There is much to be done before we can say this is a project. If Mozambique gas goes forward that would help rather than hinder our efforts: the government would realise that exports are possible. We could say to the government that Mozambique has got it right; so why can’t you? And the Tanzanian government would like to be exporting LNG today. But the mining law has been changed in a way that is completely unacceptable. It is opaque and that makes it difficult to move the project forward. The government understands this and knows the project would benefit both the country and the investors. But there will be other gas, from not just the US but elsewhere too.

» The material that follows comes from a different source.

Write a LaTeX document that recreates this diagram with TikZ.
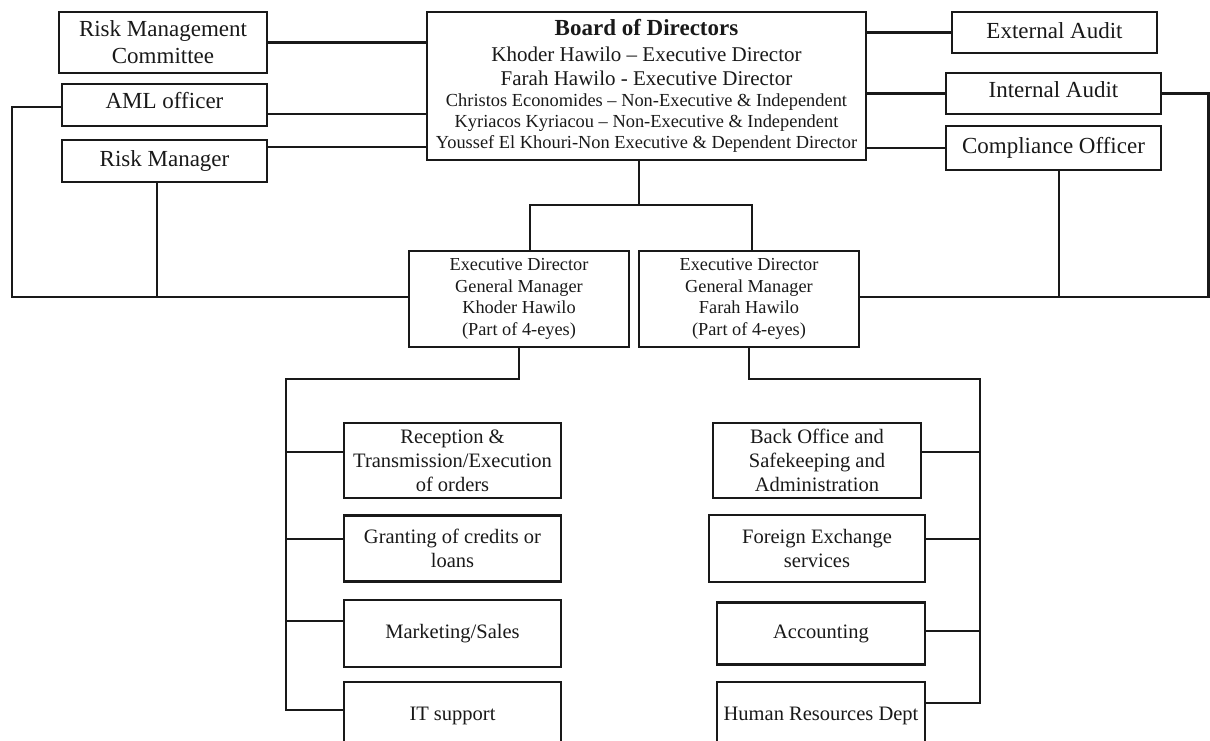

Competition is always difficult: any new volume will lower prices.
Turning to Brazil, there is limited gas demand there at the moment, but there is a huge amount of gas in the pre-salt. But given all the gas that will or might come in, the country could become a net exporter. The government wants to see that happen, as it is now a net importer.
We expect to have two projects onstream in the mid 2020s: Carcara and BMC-33. These would together bring in 10bn m³/yr, gross. This could possibly be developed as LNG; or the best solution for us and for Brazil would be to pipe it onshore provided regulatory regime makes that economic. It could be used for industrial or domestic supply in Sao Paolo; or for power-generation in the north.
Equinor has also just won some licences which our people there are optimistic about and there could be others in the future which we are very excited about. Whether it all goes to the domestic market or some is sold as LNG is down to the government and the regulatory regime, but we will be a facilitator in helping the market development.
So far we have no exports from the US – but it is more interesting to look at LNG now than it was. We have about 10bn m³/yr of gas production from the Marcellus, but it all goes into the pipeline market. The US petrochemicals manufacturing boom has helped us but only as an outlet to the market. We have capacity to access premium markets in the northeast and a sizeable portion of the 10bn m³/yr output is marketed in eastern Canada and the northeast of the US.